Published by the American Society of Agricultural and Biological Engineers, St. Joseph, Michigan

Citation:  Transactions of the ASABE. 53(2): 477-484. (doi: 10.13031/2013.29556) @2010
Authors:   R. Guidetti, R. Beghi, L. Bodria
Keywords:   Grapes, Nondestructive, Ripening, Visible and near-infrared spectroscopy

Visible/near-infrared (Vis/NIR) spectroscopy is a rapid and nondestructive technique requiring minimal sample processing before analysis, and coupled with chemometrics methods it appears to be one of the most convenient and straightforward analytical tools for studying fruit quality and ripeness.
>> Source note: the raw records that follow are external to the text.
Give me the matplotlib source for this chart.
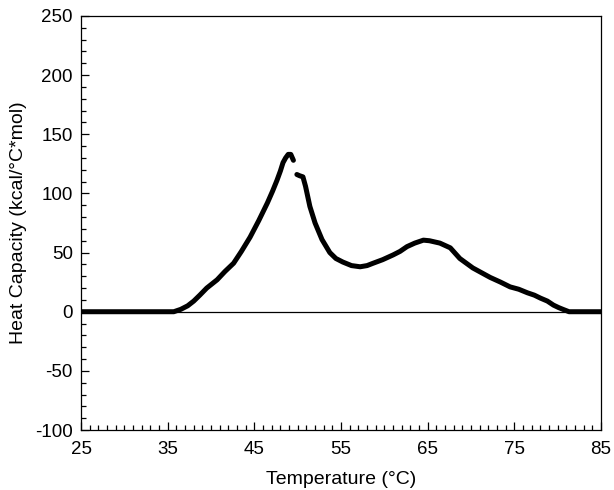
import matplotlib.pyplot as plt
import numpy as np
from matplotlib.ticker import MultipleLocator

plt.rcParams['font.family'] = ['Liberation Sans', 'DejaVu Sans']
plt.rcParams['axes.unicode_minus'] = False

# values (temperature in °C, Cp in kcal/°C*mol)
temperature = [25, 28, 31, 34, 35.7, 36.5, 37.3, 38.0, 38.7, 39.5, 40.7, 41.6, 42.6,
               43.5, 44.5, 45.5, 46.5, 47.1, 47.6, 48.0, 48.3, 48.6, 48.9, 49.2,
               49.5, None, 49.9, 50.2, 50.6, 50.9, 51.4, 52.0, 52.8, 53.7, 54.4,
               55.2, 56.2, 57.2, 58.0, 58.7, 59.8, 61.0, 61.8, 62.6, 63.5, 64.5,
               65.2, 66.4, 67.6, 68.7, 70.2, 71.2, 72.2, 73.4, 74.5, 75.5, 76.5,
               77.3, 78.0, 78.8, 79.5, 80.1, 80.6, 81.3, 83, 85]
heat_capacity = [0, 0, 0, 0, 0, 2, 5, 9, 14, 20, 27, 34, 41,
                 51, 63, 77, 92, 102, 111, 119, 126, 130, 133, 133,
                 128, None, 116, 115, 114, 106, 89, 75, 61, 50, 45,
                 42, 39, 38, 39, 41, 44, 48, 51, 55, 58, 60.5,
                 60, 58, 54, 45, 37, 33, 29, 25, 21, 19, 16,
                 14, 11.5, 9, 5.6, 3.5, 2, 0, 0, 0]

x = np.array([np.nan if v is None else v for v in temperature], dtype=float)
y = np.array([np.nan if v is None else v for v in heat_capacity], dtype=float)

fig = plt.figure(figsize=(6.14, 4.9), dpi=100)
ax = fig.add_axes([0.132, 0.1224, 0.847, 0.845])

ax.axhline(0, color='black', linewidth=0.9)
ax.plot(x, y, color='black', linewidth=3.6, solid_capstyle='round', solid_joinstyle='round')

ax.set_xlim(25, 85)
ax.set_ylim(-100, 250)
ax.xaxis.set_major_locator(MultipleLocator(10, offset=5))
ax.xaxis.set_minor_locator(MultipleLocator(1))
ax.yaxis.set_major_locator(MultipleLocator(50))
ax.yaxis.set_minor_locator(MultipleLocator(10))
ax.tick_params(which='both', direction='in', top=False, right=False, labelsize=13.5, width=0.9)
ax.tick_params(which='major', length=6, pad=6)
ax.tick_params(which='minor', length=3.5)
ax.tick_params(axis='x', which='major', pad=8)

for s in ax.spines.values():
    s.set_linewidth(0.9)

ax.set_xlabel('Temperature (°C)', fontsize=14, labelpad=9)
ax.set_ylabel('Heat Capacity (kcal/°C*mol)', fontsize=14, labelpad=6)

fig.savefig('out.png', dpi=100)
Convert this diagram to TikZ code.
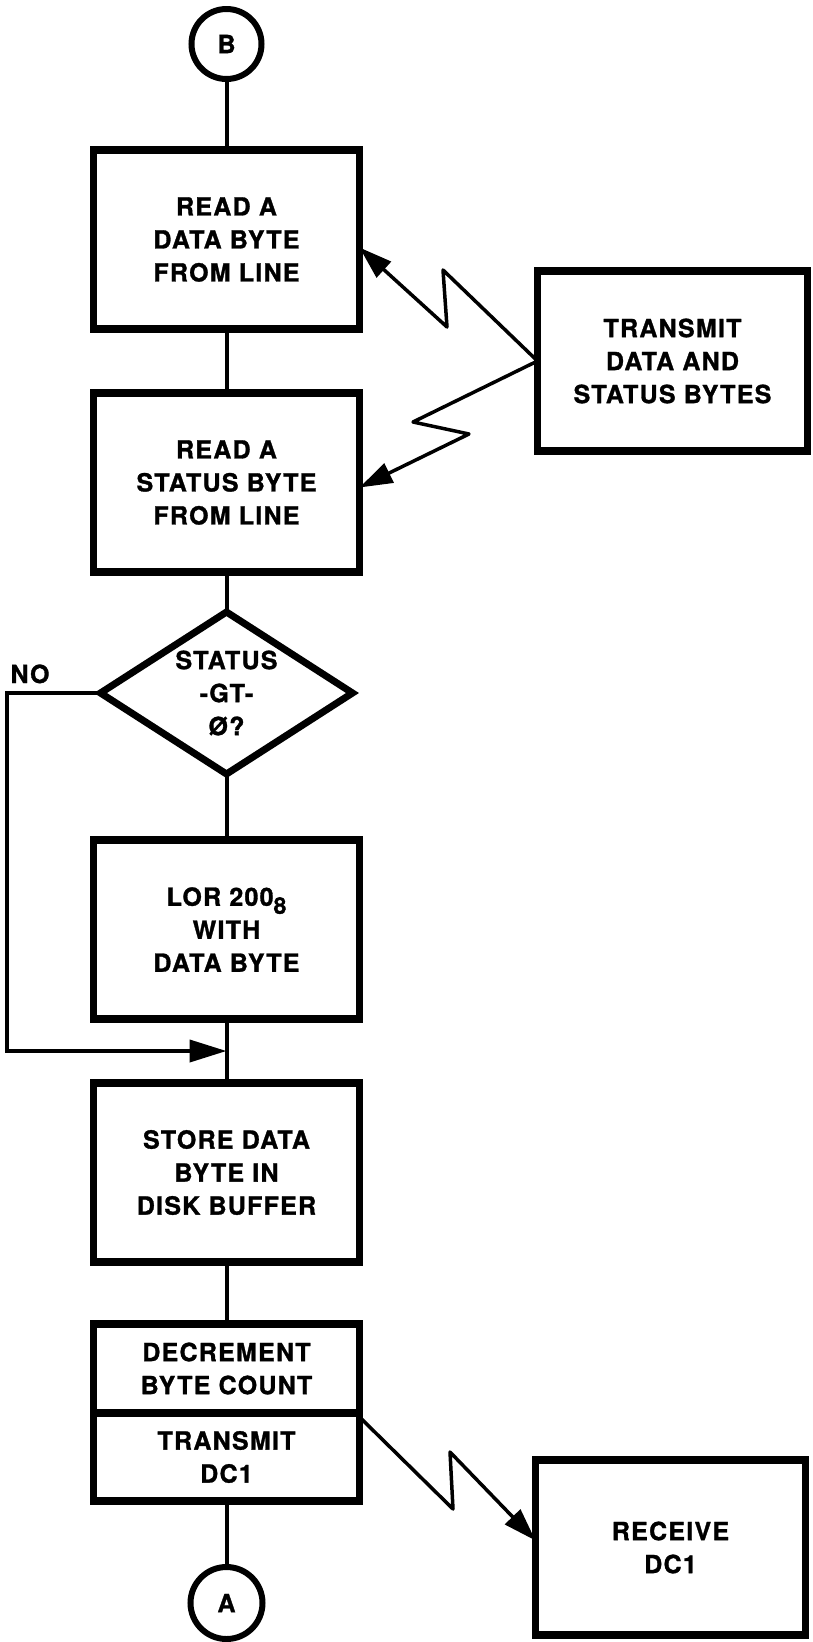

Chemometrics is applied to solve both descriptive and predictive problems in the chemical, pharmaceutical, and food sectors. With this aim, an optical, portable, experimental system (Vis/NIR spectrophotometer) for nondestructive and quick prediction of ripening parameters of fresh berries and homogenized samples of grapes in the wavelength range 450-980 nm was built and tested. A total of 156 grape samples, representing vintage years 2005 and 2006 and harvested in the Valtellina viticultural area of Italy, were evaluated by Vis/NIR spectroscopy for ripeness parameters (soluble solids content, titratable acidity, and pH value) and for phenol ripening parameters (anthocyanins and polyphenols content). Accurate and good calibrations to predict ripeness parameters were obtained for both the 2005 and 2006 vintage years. Calibrations for technological ripening and for anthocyanins had good correlation coefficients (rCV >0.90). These models were extensively validated using independent sample sets. Good statistical parameters were obtained for soluble solids content (r > 0.8, SEP < 1.24 Brix) and for titratable acidity (r > 0.8, SEP < 2.00 g tartaric acid L-1), showing the validity of the Vis/NIR spectrometer. Similarly, anthocyanins could be predicted accurately compared with the reference determination. Finally, for qualitative analysis, spectral data on grapes were divided into two groups on the basis of grapes' soluble content and acidity in order to apply a classification analysis (PLS-DA). Good results were obtained with the Vis/NIR device, with 89% of samples correctly classified for soluble content and 83% of samples correctly classified for acidity. Results indicate that the Vis/NIR portable device could be an interesting and rapid tool for assessing grape ripeness directly in the field or upon receiving grapes in the wine industry.